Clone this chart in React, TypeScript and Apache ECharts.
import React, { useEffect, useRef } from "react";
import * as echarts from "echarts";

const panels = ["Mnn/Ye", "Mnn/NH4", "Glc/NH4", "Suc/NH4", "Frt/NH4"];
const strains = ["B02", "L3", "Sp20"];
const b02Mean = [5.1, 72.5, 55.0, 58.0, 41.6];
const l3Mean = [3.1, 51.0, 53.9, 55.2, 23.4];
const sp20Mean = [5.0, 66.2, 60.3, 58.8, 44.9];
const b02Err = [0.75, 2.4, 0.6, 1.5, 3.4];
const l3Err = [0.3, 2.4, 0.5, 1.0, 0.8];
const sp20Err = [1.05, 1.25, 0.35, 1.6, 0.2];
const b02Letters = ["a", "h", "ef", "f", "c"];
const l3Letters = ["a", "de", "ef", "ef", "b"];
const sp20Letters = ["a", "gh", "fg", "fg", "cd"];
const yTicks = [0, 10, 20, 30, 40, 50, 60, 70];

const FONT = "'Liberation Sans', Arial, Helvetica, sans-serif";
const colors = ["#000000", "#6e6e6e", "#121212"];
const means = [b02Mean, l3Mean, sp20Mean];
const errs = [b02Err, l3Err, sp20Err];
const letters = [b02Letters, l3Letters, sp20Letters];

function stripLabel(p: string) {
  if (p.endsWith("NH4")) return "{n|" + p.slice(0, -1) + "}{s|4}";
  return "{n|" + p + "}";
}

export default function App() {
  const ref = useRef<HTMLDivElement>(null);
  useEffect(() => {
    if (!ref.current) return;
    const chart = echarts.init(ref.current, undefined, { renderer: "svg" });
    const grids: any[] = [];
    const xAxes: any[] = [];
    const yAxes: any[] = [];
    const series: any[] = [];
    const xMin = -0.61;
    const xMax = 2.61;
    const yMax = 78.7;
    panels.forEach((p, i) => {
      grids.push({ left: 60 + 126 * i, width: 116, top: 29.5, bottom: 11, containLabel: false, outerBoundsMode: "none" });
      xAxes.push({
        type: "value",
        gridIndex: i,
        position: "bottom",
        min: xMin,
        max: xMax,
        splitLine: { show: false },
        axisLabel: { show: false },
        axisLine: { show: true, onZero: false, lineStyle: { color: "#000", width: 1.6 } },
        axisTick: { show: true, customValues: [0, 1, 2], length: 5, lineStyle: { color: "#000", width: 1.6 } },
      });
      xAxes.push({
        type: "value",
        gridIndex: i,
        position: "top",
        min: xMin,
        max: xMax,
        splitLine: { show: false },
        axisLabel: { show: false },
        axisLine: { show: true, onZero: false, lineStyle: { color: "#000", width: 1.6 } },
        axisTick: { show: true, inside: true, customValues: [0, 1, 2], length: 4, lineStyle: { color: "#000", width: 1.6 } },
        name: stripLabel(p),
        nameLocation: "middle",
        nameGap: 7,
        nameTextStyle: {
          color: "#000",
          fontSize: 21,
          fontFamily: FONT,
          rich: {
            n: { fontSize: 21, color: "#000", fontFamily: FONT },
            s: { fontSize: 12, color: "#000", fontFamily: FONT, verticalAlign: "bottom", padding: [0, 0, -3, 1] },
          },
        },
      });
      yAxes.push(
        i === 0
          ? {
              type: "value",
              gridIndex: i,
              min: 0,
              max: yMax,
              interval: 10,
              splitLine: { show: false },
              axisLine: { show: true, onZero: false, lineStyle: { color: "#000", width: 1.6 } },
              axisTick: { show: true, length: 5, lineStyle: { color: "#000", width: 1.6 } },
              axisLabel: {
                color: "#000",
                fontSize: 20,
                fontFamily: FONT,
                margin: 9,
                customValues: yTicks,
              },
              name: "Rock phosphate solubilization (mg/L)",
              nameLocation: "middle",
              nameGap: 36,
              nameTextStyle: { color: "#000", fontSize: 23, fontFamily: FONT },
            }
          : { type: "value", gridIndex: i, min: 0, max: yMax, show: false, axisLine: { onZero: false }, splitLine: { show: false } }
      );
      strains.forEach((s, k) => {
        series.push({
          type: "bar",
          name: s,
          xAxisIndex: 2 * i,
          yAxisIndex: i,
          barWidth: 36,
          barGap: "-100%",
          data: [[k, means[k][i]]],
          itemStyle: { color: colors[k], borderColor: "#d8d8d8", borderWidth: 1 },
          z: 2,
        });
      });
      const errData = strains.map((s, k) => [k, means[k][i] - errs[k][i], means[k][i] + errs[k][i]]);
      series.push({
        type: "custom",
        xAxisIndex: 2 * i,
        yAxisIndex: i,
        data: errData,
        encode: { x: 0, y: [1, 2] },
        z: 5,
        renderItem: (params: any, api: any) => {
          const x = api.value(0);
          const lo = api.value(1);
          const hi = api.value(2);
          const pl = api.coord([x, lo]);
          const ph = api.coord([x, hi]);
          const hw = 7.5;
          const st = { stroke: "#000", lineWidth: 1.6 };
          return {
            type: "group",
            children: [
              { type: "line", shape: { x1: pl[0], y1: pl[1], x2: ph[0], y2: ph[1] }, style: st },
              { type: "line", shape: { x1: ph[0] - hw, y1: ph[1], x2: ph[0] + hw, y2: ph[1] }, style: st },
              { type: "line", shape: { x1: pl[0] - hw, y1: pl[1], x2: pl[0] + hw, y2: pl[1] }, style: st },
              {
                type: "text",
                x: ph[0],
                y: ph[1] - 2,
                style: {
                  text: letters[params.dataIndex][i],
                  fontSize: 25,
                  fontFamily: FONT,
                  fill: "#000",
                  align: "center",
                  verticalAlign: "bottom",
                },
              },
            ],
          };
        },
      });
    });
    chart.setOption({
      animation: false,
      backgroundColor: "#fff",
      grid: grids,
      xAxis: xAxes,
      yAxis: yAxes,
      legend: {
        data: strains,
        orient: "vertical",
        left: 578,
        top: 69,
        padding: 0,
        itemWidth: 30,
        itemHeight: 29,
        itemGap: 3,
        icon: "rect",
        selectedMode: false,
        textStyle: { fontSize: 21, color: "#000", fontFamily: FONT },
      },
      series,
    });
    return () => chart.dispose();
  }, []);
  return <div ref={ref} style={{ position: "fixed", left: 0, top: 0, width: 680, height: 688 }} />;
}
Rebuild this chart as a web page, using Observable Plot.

## What is needed
Restate the listing in full, word for word.

## Complete answer
Clone this chart in React, TypeScript and Apache ECharts.
import React, { useEffect, useRef } from "react";
import * as echarts from "echarts";

const panels = ["Mnn/Ye", "Mnn/NH4", "Glc/NH4", "Suc/NH4", "Frt/NH4"];
const strains = ["B02", "L3", "Sp20"];
const b02Mean = [5.1, 72.5, 55.0, 58.0, 41.6];
const l3Mean = [3.1, 51.0, 53.9, 55.2, 23.4];
const sp20Mean = [5.0, 66.2, 60.3, 58.8, 44.9];
const b02Err = [0.75, 2.4, 0.6, 1.5, 3.4];
const l3Err = [0.3, 2.4, 0.5, 1.0, 0.8];
const sp20Err = [1.05, 1.25, 0.35, 1.6, 0.2];
const b02Letters = ["a", "h", "ef", "f", "c"];
const l3Letters = ["a", "de", "ef", "ef", "b"];
const sp20Letters = ["a", "gh", "fg", "fg", "cd"];
const yTicks = [0, 10, 20, 30, 40, 50, 60, 70];

const FONT = "'Liberation Sans', Arial, Helvetica, sans-serif";
const colors = ["#000000", "#6e6e6e", "#121212"];
const means = [b02Mean, l3Mean, sp20Mean];
const errs = [b02Err, l3Err, sp20Err];
const letters = [b02Letters, l3Letters, sp20Letters];

function stripLabel(p: string) {
  if (p.endsWith("NH4")) return "{n|" + p.slice(0, -1) + "}{s|4}";
  return "{n|" + p + "}";
}

export default function App() {
  const ref = useRef<HTMLDivElement>(null);
  useEffect(() => {
    if (!ref.current) return;
    const chart = echarts.init(ref.current, undefined, { renderer: "svg" });
    const grids: any[] = [];
    const xAxes: any[] = [];
    const yAxes: any[] = [];
    const series: any[] = [];
    const xMin = -0.61;
    const xMax = 2.61;
    const yMax = 78.7;
    panels.forEach((p, i) => {
      grids.push({ left: 60 + 126 * i, width: 116, top: 29.5, bottom: 11, containLabel: false, outerBoundsMode: "none" });
      xAxes.push({
        type: "value",
        gridIndex: i,
        position: "bottom",
        min: xMin,
        max: xMax,
        splitLine: { show: false },
        axisLabel: { show: false },
        axisLine: { show: true, onZero: false, lineStyle: { color: "#000", width: 1.6 } },
        axisTick: { show: true, customValues: [0, 1, 2], length: 5, lineStyle: { color: "#000", width: 1.6 } },
      });
      xAxes.push({
        type: "value",
        gridIndex: i,
        position: "top",
        min: xMin,
        max: xMax,
        splitLine: { show: false },
        axisLabel: { show: false },
        axisLine: { show: true, onZero: false, lineStyle: { color: "#000", width: 1.6 } },
        axisTick: { show: true, inside: true, customValues: [0, 1, 2], length: 4, lineStyle: { color: "#000", width: 1.6 } },
        name: stripLabel(p),
        nameLocation: "middle",
        nameGap: 7,
        nameTextStyle: {
          color: "#000",
          fontSize: 21,
          fontFamily: FONT,
          rich: {
            n: { fontSize: 21, color: "#000", fontFamily: FONT },
            s: { fontSize: 12, color: "#000", fontFamily: FONT, verticalAlign: "bottom", padding: [0, 0, -3, 1] },
          },
        },
      });
      yAxes.push(
        i === 0
          ? {
              type: "value",
              gridIndex: i,
              min: 0,
              max: yMax,
              interval: 10,
              splitLine: { show: false },
              axisLine: { show: true, onZero: false, lineStyle: { color: "#000", width: 1.6 } },
              axisTick: { show: true, length: 5, lineStyle: { color: "#000", width: 1.6 } },
              axisLabel: {
                color: "#000",
                fontSize: 20,
                fontFamily: FONT,
                margin: 9,
                customValues: yTicks,
              },
              name: "Rock phosphate solubilization (mg/L)",
              nameLocation: "middle",
              nameGap: 36,
              nameTextStyle: { color: "#000", fontSize: 23, fontFamily: FONT },
            }
          : { type: "value", gridIndex: i, min: 0, max: yMax, show: false, axisLine: { onZero: false }, splitLine: { show: false } }
      );
      strains.forEach((s, k) => {
        series.push({
          type: "bar",
          name: s,
          xAxisIndex: 2 * i,
          yAxisIndex: i,
          barWidth: 36,
          barGap: "-100%",
          data: [[k, means[k][i]]],
          itemStyle: { color: colors[k], borderColor: "#d8d8d8", borderWidth: 1 },
          z: 2,
        });
      });
      const errData = strains.map((s, k) => [k, means[k][i] - errs[k][i], means[k][i] + errs[k][i]]);
      series.push({
        type: "custom",
        xAxisIndex: 2 * i,
        yAxisIndex: i,
        data: errData,
        encode: { x: 0, y: [1, 2] },
        z: 5,
        renderItem: (params: any, api: any) => {
          const x = api.value(0);
          const lo = api.value(1);
          const hi = api.value(2);
          const pl = api.coord([x, lo]);
          const ph = api.coord([x, hi]);
          const hw = 7.5;
          const st = { stroke: "#000", lineWidth: 1.6 };
          return {
            type: "group",
            children: [
              { type: "line", shape: { x1: pl[0], y1: pl[1], x2: ph[0], y2: ph[1] }, style: st },
              { type: "line", shape: { x1: ph[0] - hw, y1: ph[1], x2: ph[0] + hw, y2: ph[1] }, style: st },
              { type: "line", shape: { x1: pl[0] - hw, y1: pl[1], x2: pl[0] + hw, y2: pl[1] }, style: st },
              {
                type: "text",
                x: ph[0],
                y: ph[1] - 2,
                style: {
                  text: letters[params.dataIndex][i],
                  fontSize: 25,
                  fontFamily: FONT,
                  fill: "#000",
                  align: "center",
                  verticalAlign: "bottom",
                },
              },
            ],
          };
        },
      });
    });
    chart.setOption({
      animation: false,
      backgroundColor: "#fff",
      grid: grids,
      xAxis: xAxes,
      yAxis: yAxes,
      legend: {
        data: strains,
        orient: "vertical",
        left: 578,
        top: 69,
        padding: 0,
        itemWidth: 30,
        itemHeight: 29,
        itemGap: 3,
        icon: "rect",
        selectedMode: false,
        textStyle: { fontSize: 21, color: "#000", fontFamily: FONT },
      },
      series,
    });
    return () => chart.dispose();
  }, []);
  return <div ref={ref} style={{ position: "fixed", left: 0, top: 0, width: 680, height: 688 }} />;
}
Rebuild this chart as a web page, using Observable Plot.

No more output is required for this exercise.